Education, Children and Young People Committee [Draft]
Meeting date: 6 October 2021
Michael Marra
You will respond further.
Education, Children and Young People Committee [Draft]
Meeting date: 6 October 2021
Michael Marra
From the correspondence that I have received, it sounds as though I have had contact with staff more recently than you. On that basis, it would be good if you could follow that up with staff, to check that the process is as you have described and that they are satisfied with it. If we can clear that up, that would be great.
Education, Children and Young People Committee [Draft]
Meeting date: 6 October 2021
Michael Marra
Being transparent would have meant trying to do something at committee, when under direct questioning on equalities issues, to highlight the fact that this had been coming for a very long time. The cabinet secretary has said that agreement was needed. I look forward to seeing the correspondence between the SQA and the EHRC in which it asked for that to be brought forward so that it could discuss the matter before the committee.
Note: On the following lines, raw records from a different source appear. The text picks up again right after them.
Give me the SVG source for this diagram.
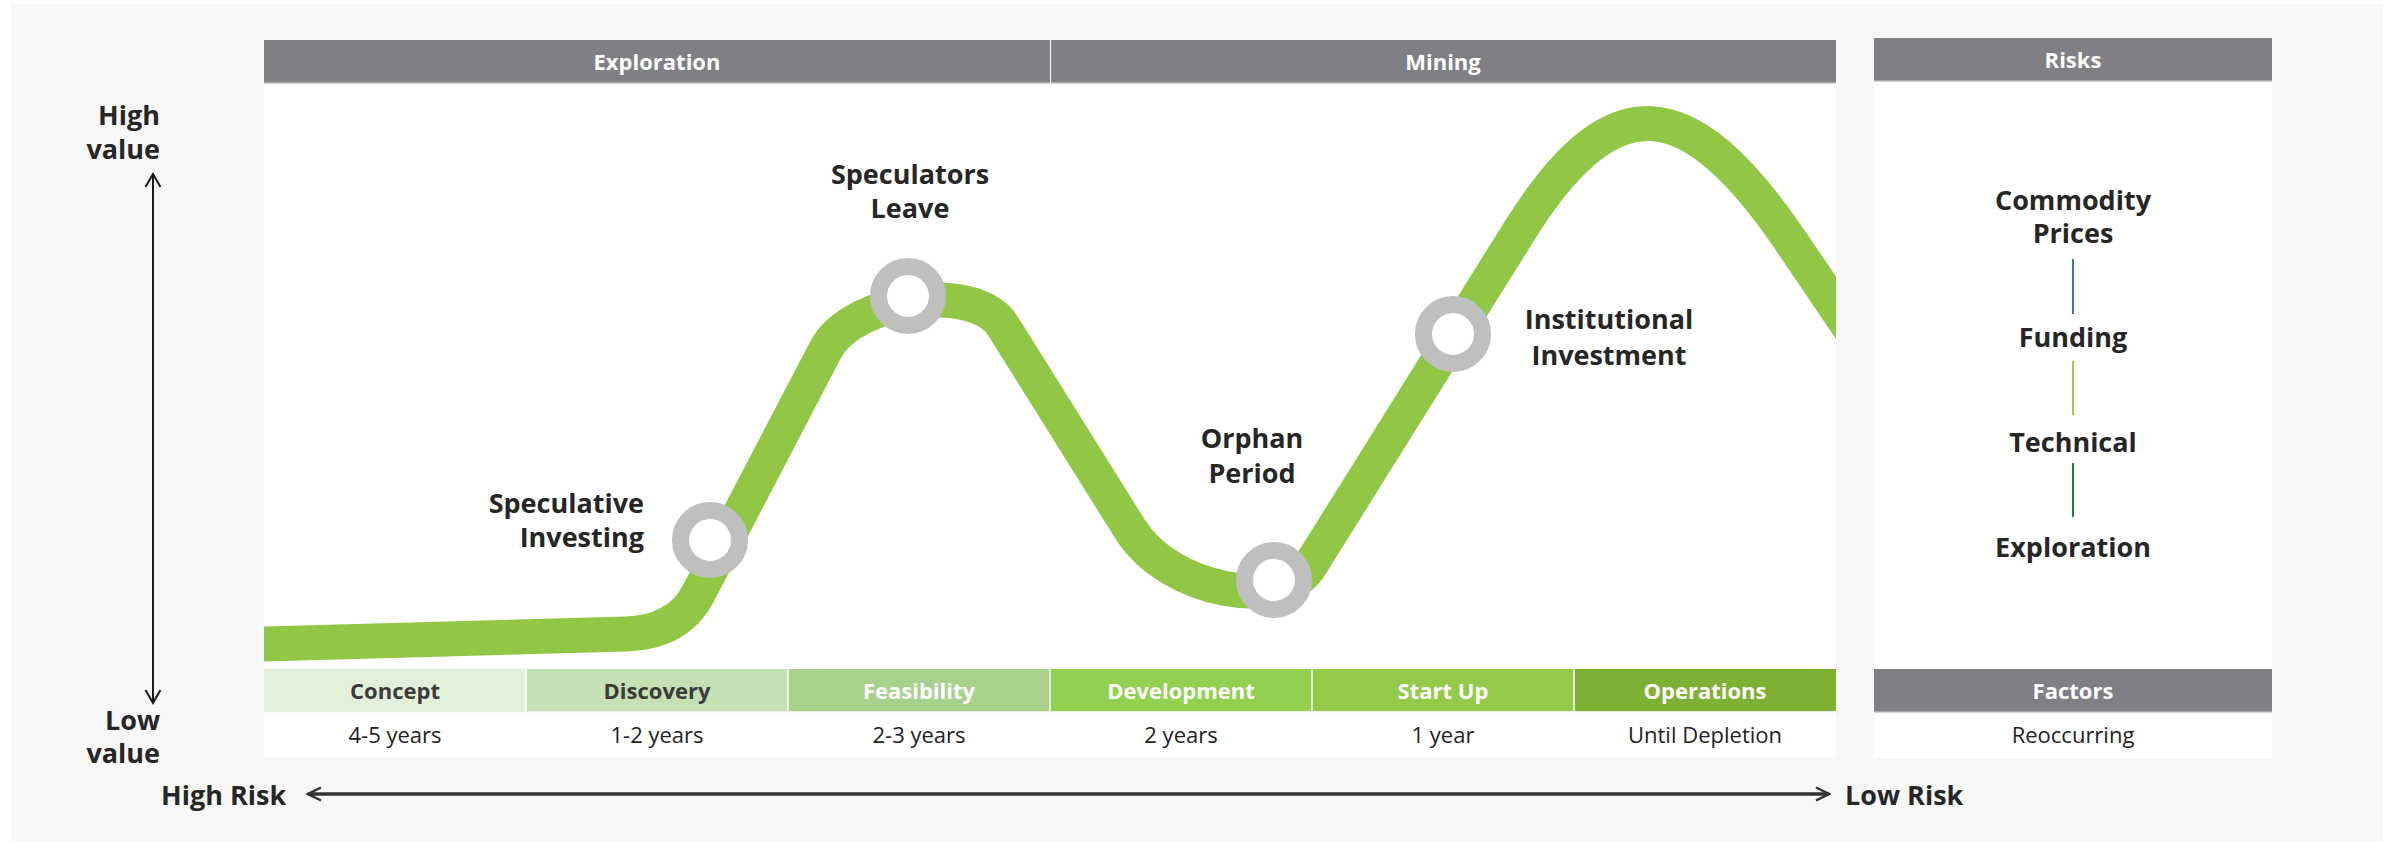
<svg xmlns="http://www.w3.org/2000/svg" width="2397" height="845" viewBox="0 0 2397 845">
  <defs>
    <style>
      .lbl { font-family: "Open Sans", "Liberation Sans", sans-serif; font-weight: 700; font-size: 27px; fill: #262626; }
      .hdr { font-family: "Open Sans", "Liberation Sans", sans-serif; font-weight: 700; font-size: 22px; fill: #ffffff; text-anchor: middle; }
      .phase-dark { font-family: "Open Sans", "Liberation Sans", sans-serif; font-weight: 700; font-size: 22px; fill: #3a3a3a; text-anchor: middle; }
      .phase-light { font-family: "Open Sans", "Liberation Sans", sans-serif; font-weight: 700; font-size: 22px; fill: #ffffff; text-anchor: middle; }
      .dur { font-family: "Open Sans", "Liberation Sans", sans-serif; font-weight: 400; font-size: 22px; fill: #222222; text-anchor: middle; }
      .mid { text-anchor: middle; }
      .end { text-anchor: end; }
      .ring { fill: #ffffff; stroke: #bfbfbf; stroke-width: 17; }
      .cell-sep { stroke: #ffffff; stroke-width: 1.5; }
    </style>
    <clipPath id="plotClip">
      <rect x="264" y="83" width="1572" height="586"/>
    </clipPath>
    <!-- open chevron heads; both point along the line direction -->
    <marker id="headV" viewBox="0 0 20 20" refX="18" refY="10" markerWidth="20" markerHeight="20" markerUnits="userSpaceOnUse" orient="auto-start-reverse">
      <path d="M5 2.5 L18 10 L5 17.5" fill="none" stroke="#1a1a1a" stroke-width="2"/>
    </marker>
    <marker id="headH" viewBox="0 0 20 20" refX="18" refY="10" markerWidth="20" markerHeight="20" markerUnits="userSpaceOnUse" orient="auto-start-reverse">
      <path d="M5 3.5 L18 10 L5 16.5" fill="none" stroke="#333333" stroke-width="2.5"/>
    </marker>
  </defs>

  <!-- page background -->
  <rect x="0" y="0" width="2397" height="845" fill="#ffffff"/>
  <rect x="10" y="4" width="2373" height="838" fill="#f7f7f7"/>

  <!-- main chart panel -->
  <g id="chart-panel">
    <rect x="264" y="40" width="1572" height="717" fill="#ffffff"/>
  </g>

  <!-- stage headers -->
  <g id="header-exploration">
    <rect x="264" y="40" width="786" height="43" fill="#807f83"/>
    <rect x="264" y="82" width="786" height="1.5" fill="#a9a8ab"/>
    <text class="hdr" x="657" y="70">Exploration</text>
  </g>
  <g id="header-mining">
    <rect x="1051" y="40" width="785" height="43" fill="#807f83"/>
    <rect x="1051" y="82" width="785" height="1.5" fill="#a9a8ab"/>
    <text class="hdr" x="1443" y="70">Mining</text>
  </g>

  <!-- value curve -->
  <g id="value-curve" clip-path="url(#plotClip)">
    <path d="M 250 644.4 L 625 634 Q 678 632.5 698 594 L 826 349 C 853 298.4 975 281.2 1003 326 L 1130 529 C 1170 593 1282 611 1310 566 L 1520 230 C 1612 83 1688 90 1790 240 L 1900 402" fill="none" stroke="#92c746" stroke-width="35" stroke-linejoin="round"/>
  </g>

  <!-- milestones -->
  <g id="milestone-speculative-investing">
    <circle class="ring" cx="710" cy="540" r="29.5"/>
    <text class="lbl end" x="644" y="513">Speculative</text>
    <text class="lbl end" x="644" y="547">Investing</text>
  </g>
  <g id="milestone-speculators-leave">
    <circle class="ring" cx="908" cy="296" r="29.5"/>
    <text class="lbl mid" x="910" y="184">Speculators</text>
    <text class="lbl mid" x="910" y="218">Leave</text>
  </g>
  <g id="milestone-orphan-period">
    <circle class="ring" cx="1274" cy="580" r="29.5"/>
    <text class="lbl mid" x="1252" y="448">Orphan</text>
    <text class="lbl mid" x="1252" y="483">Period</text>
  </g>
  <g id="milestone-institutional-investment">
    <circle class="ring" cx="1453" cy="334" r="29.5"/>
    <text class="lbl mid" x="1609" y="329">Institutional</text>
    <text class="lbl mid" x="1609" y="365">Investment</text>
  </g>

  <!-- phase table -->
  <g id="phase-concept">
    <rect x="264" y="669" width="262" height="43" fill="#e2efda"/>
    <text class="phase-dark" x="395" y="699">Concept</text>
    <text class="dur" x="395" y="743">4-5 years</text>
  </g>
  <g id="phase-discovery">
    <rect x="526" y="669" width="262" height="43" fill="#c5e0b4"/>
    <text class="phase-dark" x="657" y="699">Discovery</text>
    <text class="dur" x="657" y="743">1-2 years</text>
  </g>
  <g id="phase-feasibility">
    <rect x="788" y="669" width="262" height="43" fill="#a9d18e"/>
    <text class="phase-light" x="919" y="699">Feasibility</text>
    <text class="dur" x="919" y="743">2-3 years</text>
  </g>
  <g id="phase-development">
    <rect x="1050" y="669" width="262" height="43" fill="#92d050"/>
    <text class="phase-light" x="1181" y="699">Development</text>
    <text class="dur" x="1181" y="743">2 years</text>
  </g>
  <g id="phase-startup">
    <rect x="1312" y="669" width="262" height="43" fill="#95c94a"/>
    <text class="phase-light" x="1443" y="699">Start Up</text>
    <text class="dur" x="1443" y="743">1 year</text>
  </g>
  <g id="phase-operations">
    <rect x="1574" y="669" width="262" height="43" fill="#7eb033"/>
    <text class="phase-light" x="1705" y="699">Operations</text>
    <text class="dur" x="1705" y="743">Until Depletion</text>
  </g>
  <g id="phase-separators">
    <line class="cell-sep" x1="526" y1="669" x2="526" y2="712"/>
    <line class="cell-sep" x1="788" y1="669" x2="788" y2="712"/>
    <line class="cell-sep" x1="1050" y1="669" x2="1050" y2="712"/>
    <line class="cell-sep" x1="1312" y1="669" x2="1312" y2="712"/>
    <line class="cell-sep" x1="1574" y1="669" x2="1574" y2="712"/>
    <rect x="264" y="711" width="1572" height="1.5" fill="#e8f1e0"/>
  </g>

  <!-- risks panel -->
  <g id="risks-panel">
    <rect x="1874" y="38" width="398" height="720" fill="#ffffff"/>
    <rect x="1874" y="38" width="398" height="43" fill="#807f83"/>
    <rect x="1874" y="80" width="398" height="1.5" fill="#a9a8ab"/>
    <text class="hdr" x="2073" y="68">Risks</text>
  </g>
  <g id="risk-commodity-prices">
    <text class="lbl mid" x="2073" y="210">Commodity</text>
    <text class="lbl mid" x="2073" y="243">Prices</text>
  </g>
  <g id="risk-funding">
    <text class="lbl mid" x="2073" y="347">Funding</text>
  </g>
  <g id="risk-technical">
    <text class="lbl mid" x="2073" y="452">Technical</text>
  </g>
  <g id="risk-exploration">
    <text class="lbl mid" x="2073" y="557">Exploration</text>
  </g>
  <g id="factors">
    <rect x="1874" y="669" width="398" height="43" fill="#807f83"/>
    <rect x="1874" y="711" width="398" height="1.5" fill="#a9a8ab"/>
    <text class="hdr" x="2073" y="699">Factors</text>
    <text class="dur" x="2073" y="743">Reoccurring</text>
  </g>

  <!-- connectors -->
  <g id="connectors">
    <line x1="2073" y1="259" x2="2073" y2="314" stroke="#4472c4" stroke-width="2"/>
    <line x1="2073" y1="361" x2="2073" y2="415" stroke="#92d050" stroke-width="2"/>
    <line x1="2073" y1="463" x2="2073" y2="517" stroke="#1e7b45" stroke-width="2"/>
    <line x1="153" y1="174" x2="153" y2="703" stroke="#1a1a1a" stroke-width="2" marker-start="url(#headV)" marker-end="url(#headV)"/>
    <line x1="308" y1="794" x2="1829" y2="794" stroke="#333333" stroke-width="3.5" marker-start="url(#headH)" marker-end="url(#headH)"/>
  </g>

  <!-- axis labels -->
  <g id="axis-value">
    <text class="lbl end" x="160" y="125">High</text>
    <text class="lbl end" x="160" y="159">value</text>
    <text class="lbl end" x="160" y="730">Low</text>
    <text class="lbl end" x="160" y="763">value</text>
  </g>
  <g id="axis-risk">
    <text class="lbl" x="161" y="805">High Risk</text>
    <text class="lbl" x="1845" y="805">Low Risk</text>
  </g>
</svg>
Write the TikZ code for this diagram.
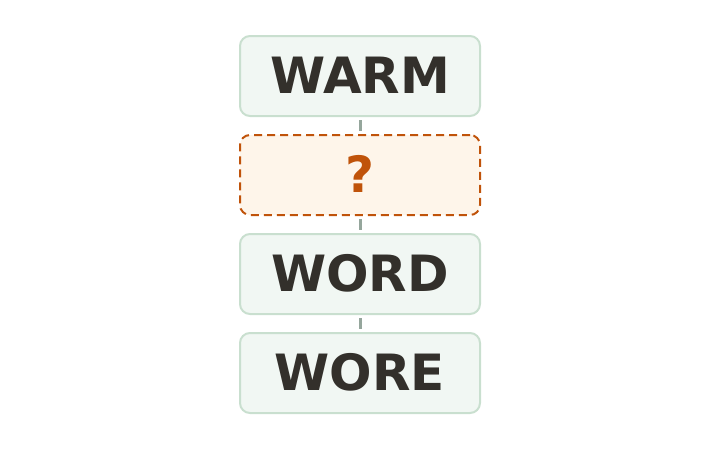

I move to an associated issue. My view, which I think is shared by other members of the committee—and certainly by members of the public to whom I have spoken—is that the performance by the leadership of the SQA in front of our committee last week was poor, even before the information came out the next day. I have had representations from the trade unions, which wrote to you at the start of September about their on-going role and with a submission about the terms of reference of the reform process. They have characterised your response of 21 September as “appalling”. You have said that you are very interested in that reform. I have looked at your response and I share their characterisation of it. Will you give them assurances, in the context of the comments that they made about the hundreds of members of staff who have been ignored by the leadership of the SQA throughout the past two years—in particular, over the debacle of the algorithm—as to whether their viewpoints are being taken into that reform process, and on how you are doing that?
Education, Children and Young People Committee [Draft]
Meeting date: 6 October 2021
Michael Marra
Thank you. That would be great. Please respond to them in writing.
Education, Children and Young People Committee [Draft]
Meeting date: 6 October 2021
Michael Marra
You will understand that, when the chief executive of an organisation—the person who leads that organisation—welcomes the announcement that the organisation is to be folded, the hundreds of staff who work for that individual and who she is charged with leading would be incredibly disappointed. Dr Robertson’s welcome for your announcement is a dereliction of leadership, in fact. Staff have made it clear that they want separate representation on that body—they do not have faith in the leadership of the SQA to represent their expert opinions and experience. I hope that you might consider that and write again to the trade unions on that basis.
If I could move to my last question—
Education, Children and Young People Committee [Draft]
Meeting date: 6 October 2021
Michael Marra
That is superb. My last point is on a separate issue. A significant theme emerged from the evidence that the committee took and the conversations that we had with pupils across Scotland. They have all been very concerned about qualifications, as we have all been, but the challenge relates to what they have learned over the past two years. They have had a huge amount of time out of school. Have you and your officials assessed the knowledge and learning gaps and the impact of those? Has that informed your recovery plan?